Esse exercício tem efeitos práticos: o maçom aprende a
identificar manipulações no discurso político, a desconfiar de generalizações
apressadas, a resistir a apelos emocionais que tentam turvar sua razão.
Torna-se um cidadão mais lúcido, um líder mais justo, um ser humano mais
consciente.
Crítica Construtiva: a Lógica e seus Limites
É importante não idolatrar a lógica. Ela é necessária, mas não
suficiente.
·
Não basta lógica, é preciso inteligência. A
inteligência abarca aspectos emocionais, sociais, criativos. Um raciocínio
impecável pode ser usado para justificar a injustiça, se não for iluminado pela
ética.
·
A lógica pode ser técnica de dominação. Em
regimes autoritários, manipula-se a linguagem para dar aparência de
legitimidade a decisões arbitrárias. O discurso lógico pode mascarar a
violência.
·
A lógica precisa do diálogo. Sozinha, ela pode
se tornar autorreferencial. No diálogo, porém, é submetida à crítica, à
contestação, à prova da experiência.
Assim, a lógica é indispensável, mas deve estar integrada numa
visão mais ampla da razão humana.
Metáforas para Pensar a Lógica
A lógica é como um mapa: mostra os caminhos, mas não
substitui a viagem. É como o compasso do arquiteto: dá a medida, mas não
constrói a catedral. É como a espada: defende, mas também pode ferir.

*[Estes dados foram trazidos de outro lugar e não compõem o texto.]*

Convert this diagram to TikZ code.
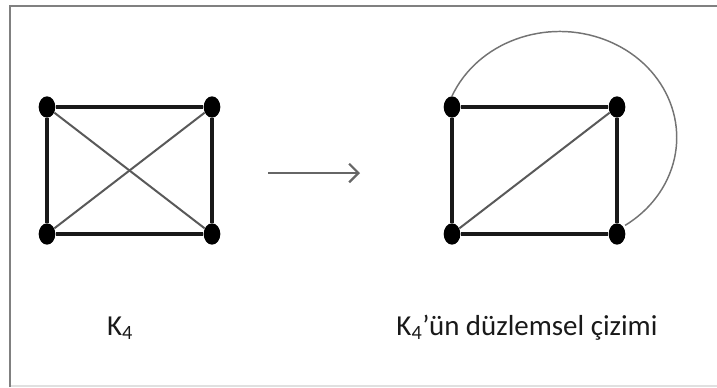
\documentclass[tikz,border=0pt]{standalone}
\usepackage{fontspec}
\setmainfont{Carlito}
\usetikzlibrary{shapes.geometric,arrows.meta}

\begin{document}
\begin{tikzpicture}[x=0.75pt,y=-0.75pt,
      vtx/.style={ellipse,fill=black,minimum width=12.5pt,minimum height=16pt,inner sep=0pt},
      rim/.style={line width=2.5pt,black!90},
      cross/.style={line width=1.5pt,black!65},
      lbl/.style={font=\fontsize{21.7}{26}\selectfont,text=black!90}]
    \useasboundingbox (0,0) rectangle (717,387);
    % frame
    \draw[line width=0.8pt,black!12] (10,386) -- (717,386);
    \draw[line width=2.2pt,black!50] (10,387) -- (10,6) -- (717,6);
    % vertices of both drawings
    \foreach \i/\x/\y in {1/47/107,2/212/107,3/47/234,4/212/234} {
      \node[vtx] (l\i) at (\x,\y) {};
      \node[vtx] (r\i) at (\x+405,\y) {};
    }
    \foreach \a/\b in {1/2,2/4,4/3,3/1} {
      \draw[rim] (l\a) -- (l\b);
      \draw[rim] (r\a) -- (r\b);
    }
    \draw[cross] (l1) -- (l4);
    \draw[cross] (l2) -- (l3);
    \draw[cross] (r3) -- (r2);
    \draw[line width=1.1pt,black!55] (r1.north) arc[start angle=203,end angle=416,x radius=117,y radius=106];
    % arrow
    \coordinate (a1) at (268,173);
    \coordinate (a2) at (360,173);
    \draw[line width=1.6pt,black!60,-{Straight Barb[length=7pt,width=14pt]}] (a1) -- (a2);
    % labels
    \node[lbl] (k4) at (120,328) {K\textsubscript{4}};
    \node[lbl] (k4p) at (527,328) {K\textsubscript{4}’ün düzlemsel çizimi};
  \end{tikzpicture}
\end{document}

Na tradição maçônica, podemos compará-la à régua de 24
polegadas: mede, divide, organiza. Mas sozinha, não ergue o templo. É preciso
também do esquadro (ética), do compasso (espiritualidade), do malho (força de
vontade). A lógica é um instrumento, não o fim.
A Lógica e a Educação de Adultos
Na andragogia, sabemos que o adulto aprende melhor quando parte
de problemas reais, de experiências concretas. A lógica, nesse contexto, deve
ser ensinada não como teoria abstrata, mas como prática viva de discernimento.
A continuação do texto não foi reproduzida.